Shadow Recruit is so crisp and compact, likably human scale in its thriller sequences of people running, chasing, and sneaking. Branagh, who is also the director, doesn’t draw much on his Shakespearean chops, or even his work directing the half pseudo-Shakespearean Thor, but keeps the tension high enough. It’s all reasonably diverting and modestly plotted, a reminder of a time when a big studio movie didn’t need a fully CGI climax. With its small-scale stunt work and one big splashy effect saved for maximum impact, I’d call it a throwback if it weren’t so consumed with post-9/11 anxieties. I found it involving enough, though the only character I ever truly bought was Costner’s.
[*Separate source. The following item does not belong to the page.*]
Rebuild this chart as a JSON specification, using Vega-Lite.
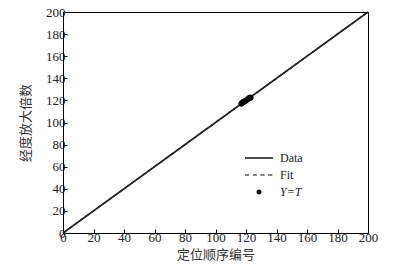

It’s a fine example of brisk, anonymous, functional thriller craftsmanship, although it feels more like a promising restart than a fully satisfying thing on its own, like a pilot for a mildly intriguing TV show. Figuring out how to better make Jack Ryan a fully formed, or at least interesting or engaging, character would’ve been nice. So would a point of view on all the agency’s grey-area capabilities. But I have a feeling we’ll see this character again. Maybe by that time the rights’ holders will have it figured out.